Watched this treasure on Netflix last week. It has the feel of a B-movie of the week or something you'd see on SyFy (but I've not watched SyFy in years so what do I know?) I thought it was quite entertaining despite not being a big budget blockbuster with an all-star cast.

As the above quote from IMDB says, the movie is a different take on "Final Countdown." This time a commercial plane flies through a storm and is taken back to an alternate-reality World War II Europe. I say alternate reality because there are some differences between this era's 1940 and what happened in our history. The German Me262 is in full production and engages this commercial 727 in dogfights.

Unlike "Final Countdown" which, to me, has no plot (the aircraft carrier goes back in time, doesn't do anything, and then comes back to the present), this movie does seem to have a plot and the commercial airliner's excursion through time does have an affect.

Anyone else check out this guilty pleasure?
 
I prefer ships to planes and military hardware to commercial...so, no, and I probably never will see it.

Final Countdown forever!
 
I watched it. If they had a budget it could have been better. The story, I felt, wasn't any less thin than Final Countdown.

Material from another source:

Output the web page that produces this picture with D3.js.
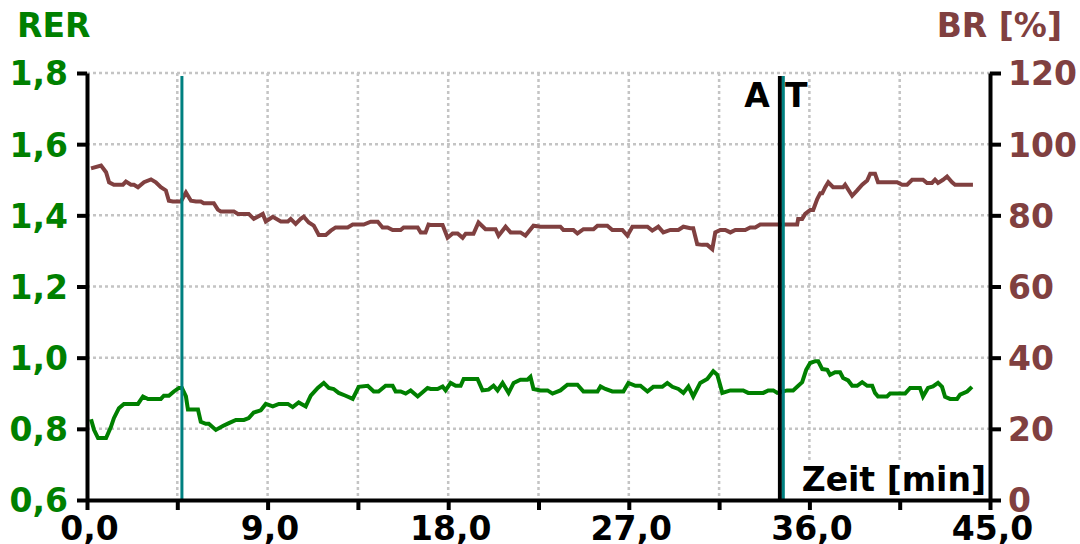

Final Countdown had some really good action and acting, which is where Flight 42 suffered.
 
Unlike "Final Countdown" which, to me, has no plot (the aircraft carrier goes back in time, doesn't do anything, and then comes back to the present), this movie does seem to have a plot and the commercial airliner's excursion through time does have an affect.
It just popped up on my suggestions on YouTube so I watched it. Awful. You must prefer action over logic. It was complete ripoff of Final Countdown, right down to someone onboard who would happen to be an expert on that period, which is not surprising since Asylum specializes in ripoffs. They don't have an original thought in their collective mind. So many problems with this movie. Lots of people have criticized it for its historical inaccuracy, but admirers note they went back to an alternate history where the Nazis were more advanced. Okay, so if it's an alternate history, why is old Nigel on the flight with all his memories intact? Why was Nigel on the flight anyway? He couldn't have known if IA 42 ever made it back safely to the future. He could have been on a suicide flight. If they left behind a 21st century radar, why did they return to a 21st century that doesn't have 75 years of technological advancement beyond that? Heck, they already had surface-to-air missiles in that 1940, whereas in our history, the Nazis barely had unguided rockets by the end of the war. The 1940 Brits were able to cobble together a fully functional radar from some electronics completely different from their vacuum tubes, along with a tablet??? In just a few minutes? And why was that tablet on the galley wall, with no power cord so it would drain its battery during the flight? Did the tablet have some kind of fancy radar app, and how did Nigel suddenly know how to read a radar screen, something never before seen in his profession? Anybody who knows anything about planes knows it's utterly ridiculous that an airliner's or even a fighter jet's weather radar would be able to scan anything but the sector ahead. Only an AWACS or a Hawkeye with their rotating radomes would be able to see to the sides or behind. The co-pilot says he's flown with the captain "a million times." Absurd. Aircrews don't stay together. Their assignments are almost random.

They also missed an opportunity to develop the captain's character a little bit. Instead of "William Strong," they should have let the captain be a Pakistani-American, like the actor who played the role. Captain Khan has a nice ring to it. Nigel refers to Strong as "you Americans" when he should have noticed his British accent. Would have been nice to have Nigel ask if the captain was British, who would have replied that he's Pakistani. He could have told Nigel about the creation of Pakistan and the violent partitioning just a few years later. But then again, there's zero character development in the entire movie, so no surprise they'd miss this. Everybody is two-dimensional. People like Theresa, Hector and the soldiers pop up for a few seconds of glory then disappear for the rest of the movie.

Hard to believe anyone could call this a "treasure."